Portable practice: get outside at the day's longest light, even briefly. Name what has grown since Sigrblót and give thanks for it. -
Spring & autumn equinoxes
March & September ModernWidely marked in modern Heathenry as points of balance — light and dark in equal measure — and often folded into planting and harvest themes. The specific festival names attached to them are modern rather than attested.
Portable practice: a balance-check. Write one thing to grow and one thing to release, and act on each in a small way.
Days of remembrance
Beyond the seasonal turns, many modern Heathens keep days of remembrance for figures from the Eddas, the sagas, and history. These are modern devotional additions — a way of keeping memory, which is itself a deeply Heathen value (Völuspá is, after all, a poem of remembering). Choose your own with care, and be aware that some published "remembrance" calendars originate with folkish groups; you are free to build your own around figures and values you actually admire.
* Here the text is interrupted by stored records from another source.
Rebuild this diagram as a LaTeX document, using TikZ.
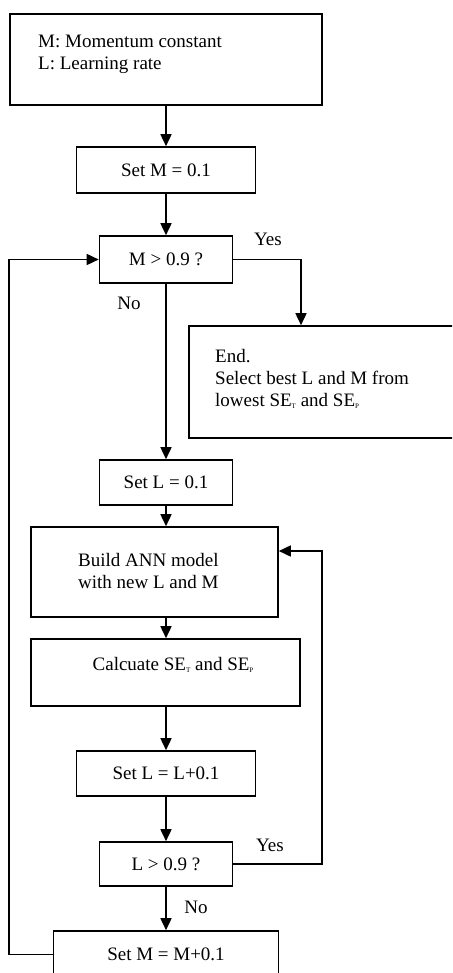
\documentclass[tikz,border=0pt]{standalone}
\usepackage{fontspec}
\setmainfont{Liberation Serif}
\usetikzlibrary{arrows.meta,calc}
\newcommand{\tinysub}[1]{\raisebox{-2.5pt}{\fontsize{7}{7}\selectfont #1}}
\begin{document}
\begin{tikzpicture}[x=1pt,y=-1pt,
  box/.style={draw, line width=1.6pt, rectangle, inner sep=0pt, font=\fontsize{19}{22}\selectfont},
  txt/.style={inner sep=0pt, font=\fontsize{19}{22}\selectfont},
  arr/.style={line width=1.6pt, -{Triangle[length=12pt,width=11pt]}},
  ln/.style={line width=1.6pt}]
\useasboundingbox (0,0) rectangle (452,973);
\clip (0,0) rectangle (452,973);
% boxes
\node[box, minimum width=312, minimum height=91] (start) at (166,59.5) {};
\node[txt, anchor=west, align=left] (starttxt) at (38,54) {M: Momentum constant\\L: Learning rate};
\node[box, minimum width=179, minimum height=46] (setM) at (166,170) {Set M = 0.1};
\node[box, minimum width=133, minimum height=47] (Mtest) at (166,259.5) {M > 0.9 ?};
\node[box, minimum width=282, minimum height=112] (endbox) at (330,382) {};
\node[txt, anchor=west, align=left] (endtxt) at (215,379) {End.\\Select best L and M from\\lowest SE\tinysub{T} and SE\tinysub{P}};
\node[box, minimum width=133, minimum height=45] (setL) at (166,482.5) {Set L = 0.1};
\node[box, minimum width=247, minimum height=90] (build) at (154.5,572) {};
\node[txt, anchor=west, align=left] (buildtxt) at (78,571) {Build ANN model\\with new L and M};
\node[box, minimum width=269, minimum height=67] (calc) at (165.5,672.5) {};
\node[txt] (calctxt) at (173,665) {Calcuate SE\tinysub{T} and SE\tinysub{P}};
\node[box, minimum width=179, minimum height=45] (incL) at (166,773.5) {Set L = L+0.1};
\node[box, minimum width=133, minimum height=44] (Ltest) at (166,864) {L > 0.9 ?};
\node[box, minimum width=225, minimum height=47] (incM) at (166,954.5) {Set M = M+0.1};
% labels
\node[txt] (yes1) at (268,239) {Yes};
\node[txt] (no1) at (129,303) {No};
\node[txt] (yes2) at (270,845) {Yes};
\node[txt] (no2) at (196,907) {No};
% connectors
\draw[arr] (start.south) -- (setM.north);
\draw[arr] (setM) -- (Mtest);
\draw[arr] (Mtest) -- (setL);
\draw[arr] (setL.south) -- (setL.south |- build.north);
\draw[arr] (build.south -| setL.south) -- (calc.north -| setL.south);
\draw[arr] (calc.south -| setL.south) -- (incL.north);
\draw[arr] (incL) -- (Ltest);
\draw[arr] (Ltest) -- (incM);
\coordinate (yesM) at (301,259.5);
\draw[arr] (Mtest.east) -- (yesM) -- (yesM |- endbox.north);
\coordinate (loopR) at (322,551);
\draw[arr] (Ltest.east) -| (loopR) -- (loopR -| build.east);
\coordinate (loopL) at (9,259.5);
\draw[arr] (incM.west) -| (loopL) -- (Mtest.west);
\end{tikzpicture}
\end{document}
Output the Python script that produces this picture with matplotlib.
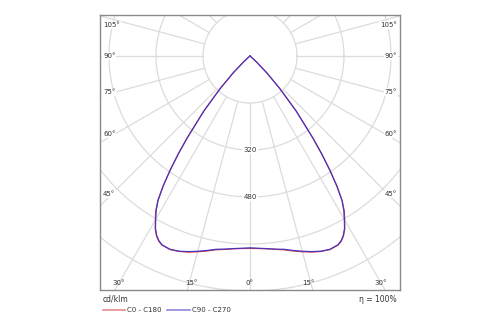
import numpy as np
import matplotlib.pyplot as plt
from matplotlib.lines import Line2D

# luminous intensity distribution, gamma angle (deg) -> cd/klm
gamma = [0, 2.5, 5, 7.5, 10, 12.5, 15, 17.5, 20, 22.5, 25, 26.25, 27.5, 28.75,
         30, 31.25, 32.5, 33.75, 35, 36.25, 37.5, 40, 42.5, 45, 47.5, 50, 55,
         60, 90, 180]
c0_c180 = [655, 656, 659, 664, 670, 680, 690, 700, 708, 713, 710, 703, 690, 671,
           645, 619, 585, 534, 475, 414, 352, 246, 152, 82, 32, 11, 3,
           0, 0, 0]
c90_c270 = [653, 655, 658, 663, 668, 678, 688, 698, 707, 712, 709, 701, 688, 669,
            642, 616, 582, 531, 472, 411, 350, 244, 150, 80, 30, 10, 3,
            0, 0, 0]

rings = [160, 320, 480, 640, 800]
ring_labels = [320, 480]
angle_labels = [0, 15, 30, 45, 60, 75, 90, 105]
eta = "η = 100%"
unit = "cd/klm"
series_names = ["C0 - C180", "C90 - C270"]
colors = ["#d93a3a", "#4433c4"]
legend_colors = ["#e58a8a", "#8c88d8"]

fig = plt.figure(figsize=(5, 3.25), dpi=100)
ax = fig.add_axes([0.2, 0.1077, 0.6, 0.846])

px = 3.404  # cd/klm per pixel
xmax = 150 * px
ytop = 41 * px
ybot = -234 * px
ax.set_xlim(-xmax, xmax)
ax.set_ylim(ybot, ytop)
ax.set_aspect("equal")
ax.set_xticks([])
ax.set_yticks([])
for s in ax.spines.values():
    s.set_color("#8a8a8a")
    s.set_linewidth(1.0)

grid_c = "#dcdcdc"
t = np.linspace(0, 2 * np.pi, 400)
for r in rings:
    ax.plot(r * np.cos(t), r * np.sin(t), color=grid_c, lw=0.9, zorder=1)
for a in range(0, 360, 15):
    g = np.radians(a)
    ax.plot([rings[0] * np.sin(g), 3000 * np.sin(g)],
            [-rings[0] * np.cos(g), -3000 * np.cos(g)],
            color=grid_c, lw=0.9, zorder=1)

# ring values
for v in ring_labels:
    ax.text(0, -v, str(v), fontsize=5, color="#333333", ha="center", va="center",
            bbox=dict(boxstyle="square,pad=0.15", fc="white", ec="none"), zorder=3)

# angle labels
d = 17 * px
for a in angle_labels:
    g = np.radians(a)
    for sgn in (-1, 1):
        if a == 0 and sgn == 1:
            continue
        if a <= 30:
            xi = sgn * (-ybot) * np.tan(g)
            x = xi - sgn * 4 * px if a > 0 else 0
            ax.text(x, ybot + 7 * px, f"{a}°", fontsize=5, color="#333333",
                    ha="center", va="center", zorder=3)
        else:
            tt = xmax / np.sin(g)
            y = -(tt - d) * np.cos(g)
            y = min(y, ytop - 10 * px)
            ax.text(sgn * (xmax - 3 * px), y, f"{a}°", fontsize=5, color="#333333",
                    ha="right" if sgn > 0 else "left", va="center", zorder=3,
                    bbox=dict(boxstyle="square,pad=0.1", fc="white", ec="none"))

# curves (both halves of each plane)
for vals, col in zip([c0_c180, c90_c270], colors):
    g = np.radians(np.array(gamma))
    I = np.array(vals, dtype=float)
    x = np.concatenate([-(I * np.sin(g))[::-1], (I * np.sin(g))[1:]])
    y = np.concatenate([-(I * np.cos(g))[::-1], -(I * np.cos(g))[1:]])
    ax.plot(x, y, color=col, lw=0.85, zorder=4, solid_joinstyle="round")

# footer
fig.text(0.206, 0.08, unit, fontsize=5.5, color="#333333", va="center")
fig.text(0.794, 0.08, eta, fontsize=5.5, color="#333333", va="center", ha="right")
fig.add_artist(Line2D([0.206, 0.25], [0.046, 0.046], color=legend_colors[0], lw=1.2))
fig.text(0.254, 0.046, series_names[0], fontsize=5, color="#333333", va="center")
fig.add_artist(Line2D([0.334, 0.38], [0.046, 0.046], color=legend_colors[1], lw=1.2))
fig.text(0.384, 0.046, series_names[1], fontsize=5, color="#333333", va="center")

fig.savefig("out.png", dpi=100)
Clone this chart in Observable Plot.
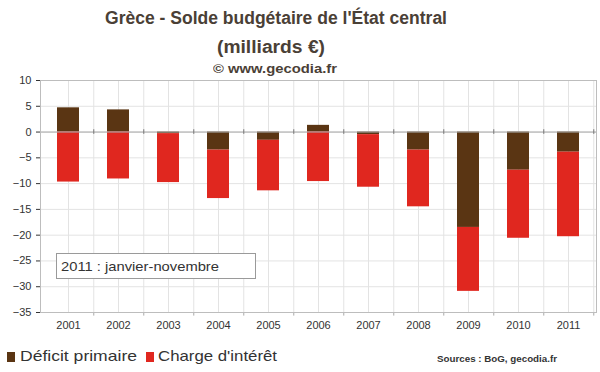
<!DOCTYPE html>
<html><head><meta charset="utf-8">
<script src="https://cdn.jsdelivr.net/npm/d3@7"></script>
<script src="https://cdn.jsdelivr.net/npm/@observablehq/plot@0.6"></script>
<style>
body{margin:0;background:#fff;font-family:"Liberation Sans",Arial,sans-serif;}
#wrap{position:relative;width:600px;height:372px;overflow:hidden;background:#fff;}
.abs{position:absolute;white-space:nowrap;}
.fit{display:inline-block;transform-origin:0 0;}
.title{color:#4a4036;font-weight:bold;}
#chart{position:absolute;left:0;top:70px;}
#note{position:absolute;left:56px;top:253px;width:200px;height:26px;box-sizing:border-box;border:1px solid #9a9a9a;background:#fff;}
.sq{position:absolute;width:8px;height:10px;}
</style></head>
<body>
<div id="wrap">
  <div class="abs title" style="left:105px;top:8px;font-size:18px;"><span class="fit" data-w="342">Grèce - Solde budgétaire de l'État central</span></div>
  <div class="abs title" style="left:217px;top:37px;font-size:18px;"><span class="fit" data-w="108">(milliards €)</span></div>
  <div class="abs title" style="left:213px;top:61px;font-size:13px;"><span class="fit" data-w="124">© www.gecodia.fr</span></div>
  <div id="chart"></div>
  <div id="note"><div class="abs" style="left:4px;top:5px;font-size:13px;color:#333;"><span class="fit" data-w="158">2011 : janvier-novembre</span></div></div>
  <div id="legend"></div>
  <div class="abs" style="left:437px;top:354px;font-size:9px;font-weight:bold;color:#333;"><span class="fit" data-w="120">Sources : BoG, gecodia.fr</span></div>
</div>
<script>
const years = ["2001","2002","2003","2004","2005","2006","2007","2008","2009","2010","2011"];
const primaire = [4.7, 4.3, -0.3, -3.5, -1.6, 1.3, -0.5, -3.5, -18.5, -7.4, -3.9];
const interet = [-9.7, -9.1, -9.5, -9.4, -9.8, -9.6, -10.2, -11.0, -12.4, -13.2, -16.4];
const seriesNames = ["Déficit primaire", "Charge d'intérêt"];
const seriesColors = ["#5a3513", "#e0271f"];
const yTicks = [10, 5, 0, -5, -10, -15, -20, -25, -30, -35];

const rows = [];
years.forEach((y, i) => rows.push({year: y, serie: seriesNames[0], value: primaire[i]}));
years.forEach((y, i) => rows.push({year: y, serie: seriesNames[1], value: interet[i]}));

const W = 600, H = 270, mL = 40, mR = 4, mT = 10, mB = 28;
const step = (W - mL - mR) / years.length;
const grid = "#e3e3e3";

const chart = Plot.plot({
  width: W, height: H,
  marginLeft: mL, marginRight: mR, marginTop: mT, marginBottom: mB,
  style: {fontFamily: "Liberation Sans, Arial, sans-serif", fontSize: "11px", color: "#333", background: "transparent"},
  x: {type: "band", domain: years, paddingInner: 0.565, paddingOuter: 0.2825, tickSize: 0, tickPadding: 9, label: null},
  y: {domain: [-35, 10], ticks: yTicks, tickSize: 4, tickPadding: 5, label: null},
  color: {domain: seriesNames, range: seriesColors},
  marks: [
    Plot.ruleY(yTicks, {stroke: grid}),
    Plot.ruleX(years, {stroke: grid}),
    Plot.ruleX(years, {stroke: grid, dx: step / 2}),
    Plot.barY(rows, {x: "year", y: "value", fill: "serie"}),
    Plot.ruleY([0], {stroke: "#a8a8a8"}),
    Plot.ruleX(years, {y1: 0.45, y2: -0.45, dx: step / 2, stroke: "#777"}),
    Plot.ruleX(years, {y1: -35, y2: -35.7, dx: step / 2, stroke: "#aaa"}),
    Plot.frame({stroke: "#bdbdbd"})
  ]
});
document.getElementById("chart").appendChild(chart);

const legend = document.getElementById("legend");
const legPos = [{sq: 7, tx: 20, w: 117}, {sq: 146, tx: 158, w: 119}];
seriesNames.forEach((s, i) => {
  const sq = document.createElement("div");
  sq.className = "sq";
  sq.style.left = legPos[i].sq + "px"; sq.style.top = "352px"; sq.style.background = seriesColors[i];
  legend.appendChild(sq);
  const t = document.createElement("div");
  t.className = "abs";
  t.style.cssText = `left:${legPos[i].tx}px;top:347px;font-size:15px;color:#333;`;
  t.innerHTML = `<span class="fit" data-w="${legPos[i].w}"></span>`;
  t.firstChild.textContent = s;
  legend.appendChild(t);
});

document.querySelectorAll(".fit").forEach(el => {
  const w = +el.dataset.w, cw = el.getBoundingClientRect().width;
  if (cw > 0) el.style.transform = `scaleX(${w / cw})`;
});
</script>
</body></html>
A portable rule for the whole year
You do not need a kindred, a calendar app, or a perfect date to keep the year. Watch your own sky. When the light collapses toward its shortest day, keep Yule. When it returns and summer opens, keep Sigrblót. When the harvest ends and the cold begins, keep Winter Nights. Between them, mark what your own life turns on. The wheel is real wherever you are standing on it.